The uni press release sort of buried the lede, but if you read the methods section of the paper they are doing these measurements in a coin cell with a sodium anode.

This is early stage cathode optimization research, everyone reports current density and charge-discharge curves because the power density requires both high current density and stable operating voltage. Also you want minimal degradation with charging cycles. You can integrate those discharge curves to get power density if you want, but I’m not sure what it’s supposed to really add at this point in the research pipeline. You need to scale up from the lab form factor anyway to get something reasonable to work with

https://www.nature.com/articles/s41586-021-03757-z

Need to multiply by the (average) voltage, and incorporate a fudge factor for the other components of the cell, I think.

(P = UI, where P is power in Watt, U voltage in Joule per Coulomb, I current in Coulomb per second. And what we seek is specific energy, ie energy per mass, in J/kg or Wh/kg.)

Watts = Volts * Amps

Any reason you've defined it as: (Amps * Seconds * Volts) / (Amps * Seconds) * (Amps * Seconds * Seconds) ?

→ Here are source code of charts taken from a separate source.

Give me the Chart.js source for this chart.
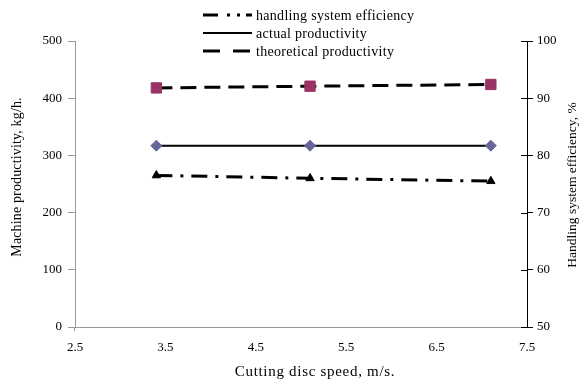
<!DOCTYPE html>
<html><head><meta charset="utf-8">
<script src="https://cdn.jsdelivr.net/npm/chart.js@4/dist/chart.umd.min.js"></script>
<style>html,body{margin:0;padding:0;background:#fff}#wrap{width:580px;height:380px}</style>
</head><body><div id="wrap"><canvas id="c" width="580" height="380"></canvas></div>
<script>
// ---- data ----
const speeds = [3.4, 5.1, 7.1];
const theoreticalProductivity = [418, 421, 424];
const actualProductivity = [317, 317, 317];
const handlingEfficiency = [76.5, 76.0, 75.5];
const xTickValues = [2.5, 3.5, 4.5, 5.5, 6.5, 7.5];
const leftTickValues = [0, 100, 200, 300, 400, 500];
const rightTickValues = [50, 60, 70, 80, 90, 100];
const seriesNames = ['handling system efficiency', 'actual productivity', 'theoretical productivity'];
const xTitle = 'Cutting disc speed, m/s.';
const leftTitle = 'Machine productivity, kg/h.';
const rightTitle = 'Handling system efficiency, %';

const FONT = "'Liberation Serif', 'Times New Roman', serif";
Chart.defaults.font.family = FONT;
Chart.defaults.font.size = 13;
Chart.defaults.color = '#000';

const pts = (ys) => speeds.map((x, i) => ({x: x, y: ys[i]}));
const fixTicks = (vals) => (scale) => { scale.ticks = vals.map(v => ({value: v})); };

const dashEff = [16, 8, 3, 8];
const dashTheo = [16, 8];

function spacedText(ctx, text, x, y, spacing) {
  if ('letterSpacing' in ctx) { ctx.letterSpacing = spacing + 'px'; }
  ctx.fillText(text, x, y);
  if ('letterSpacing' in ctx) { ctx.letterSpacing = '0px'; }
}

const extras = {
  id: 'extras',
  afterDraw(chart) {
    const ctx = chart.ctx;
    const r = chart.scales.y2;
    const l = chart.scales.y;
    ctx.save();
    // inner half of right-axis tick marks
    ctx.strokeStyle = '#000'; ctx.lineWidth = 1;
    r.ticks.forEach((t, i) => {
      const y = Math.round(r.getPixelForTick(i)) + 0.5;
      ctx.beginPath(); ctx.moveTo(r.left - 6, y); ctx.lineTo(r.left, y); ctx.stroke();
    });
    // small extension of left axis below the x axis
    ctx.strokeStyle = '#999';
    const lx = Math.round(l.right) - 0.5;
    ctx.beginPath(); ctx.moveTo(lx, chart.chartArea.bottom); ctx.lineTo(lx, chart.chartArea.bottom + 4); ctx.stroke();
    // legend
    const legendItems = [
      {dash: [15, 9, 3, 7, 3, 6, 10], w: 3},
      {dash: [], w: 2},
      {dash: [17, 13], w: 3}
    ];
    ctx.fillStyle = '#000';
    ctx.textBaseline = 'middle';
    ctx.textAlign = 'left';
    ctx.font = '14px ' + FONT;
    legendItems.forEach((it, i) => {
      const y = 15 + i * 18;
      ctx.setLineDash(it.dash); ctx.lineWidth = it.w; ctx.strokeStyle = '#000';
      ctx.beginPath(); ctx.moveTo(203, y); ctx.lineTo(252, y); ctx.stroke();
      ctx.setLineDash([]);
      spacedText(ctx, seriesNames[i], 256, y + 1, 0.3);
    });
    // axis titles
    ctx.textAlign = 'center';
    ctx.font = '15px ' + FONT;
    spacedText(ctx, xTitle, 315, 372, 0.7);
    ctx.font = '14px ' + FONT;
    ctx.save(); ctx.translate(17, 177); ctx.rotate(-Math.PI / 2); spacedText(ctx, leftTitle, 0, 0, 0.15); ctx.restore();
    ctx.font = '13.5px ' + FONT;
    ctx.save(); ctx.translate(572, 185); ctx.rotate(-Math.PI / 2); spacedText(ctx, rightTitle, 0, 0, 0); ctx.restore();
    ctx.restore();
  }
};

new Chart(document.getElementById('c'), {
  type: 'scatter',
  data: {
    datasets: [
      {
        label: seriesNames[2], data: pts(theoreticalProductivity), yAxisID: 'y', showLine: true,
        borderColor: '#000', borderWidth: 3, borderDash: dashTheo,
        pointStyle: 'rect', pointRadius: 7.3, pointBackgroundColor: '#993366', pointBorderColor: '#993366', pointBorderWidth: 1
      },
      {
        label: seriesNames[1], data: pts(actualProductivity), yAxisID: 'y', showLine: true,
        borderColor: '#000', borderWidth: 2,
        pointStyle: 'rectRot', pointRadius: 5.5, pointBackgroundColor: '#666699', pointBorderColor: '#666699', pointBorderWidth: 1
      },
      {
        label: seriesNames[0], data: pts(handlingEfficiency), yAxisID: 'y2', showLine: true,
        borderColor: '#000', borderWidth: 3, borderDash: dashEff,
        pointStyle: 'triangle', pointRadius: 4.8, pointBackgroundColor: '#000', pointBorderColor: '#000', pointBorderWidth: 1
      }
    ]
  },
  options: {
    responsive: false, animation: false,
    layout: {padding: {top: 41, left: 0, right: 0, bottom: 0}},
    plugins: {legend: {display: false}, tooltip: {enabled: false}},
    scales: {
      x: {
        type: 'linear', min: 2.5, max: 7.5,
        afterBuildTicks: fixTicks(xTickValues),
        afterFit: (s) => { s.height = 53; },
        grid: {display: false, drawTicks: true, tickLength: 5},
        border: {display: true, color: '#999', width: 1},
        ticks: {padding: 8, maxRotation: 0, callback: (v) => v.toFixed(1), color: '#000'}
      },
      y: {
        position: 'left', min: 0, max: 500,
        afterBuildTicks: fixTicks(leftTickValues),
        afterFit: (s) => { s.width = 75; },
        grid: {drawOnChartArea: false, drawTicks: true, tickLength: 7, color: '#999'},
        border: {display: true, color: '#999', width: 1},
        ticks: {padding: 6, color: '#000'}
      },
      y2: {
        position: 'right', min: 50, max: 100,
        afterBuildTicks: fixTicks(rightTickValues),
        afterFit: (s) => { s.width = 53; },
        grid: {drawOnChartArea: false, drawTicks: true, tickLength: 6, color: '#000'},
        border: {display: true, color: '#000', width: 1},
        ticks: {padding: 4, color: '#000'}
      }
    }
  },
  plugins: [extras]
});
</script></body></html>
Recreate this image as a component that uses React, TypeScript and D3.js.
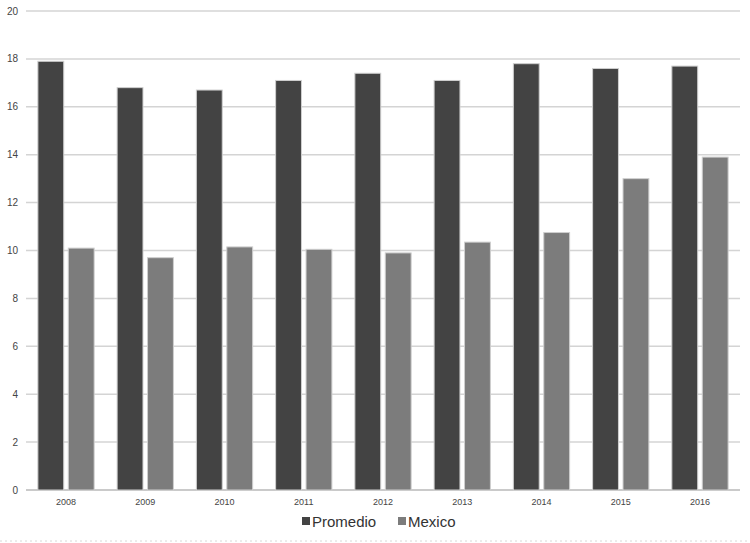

Fairly sure but not positive that I've reduced the units to base SI units correctly...

ha, you're right, the Ampere is the SI base unit for purposes of definition, but the Coulomb is arguably the conceptually simpler one... (though Volt is definitely derived). So, in terms of "intuition" (left) and SI base units (right) you have:

  Watt   = J s^-1 = N m s^-1 = kg m^2 s^-3
  Volt   = J C^-1 = N m A^-1 s^-1 = kg m^2 s^-3 A^-1
  Ampere = C s^-1 = A
And J/cm³. That's usually the limiting factor for phones, I think.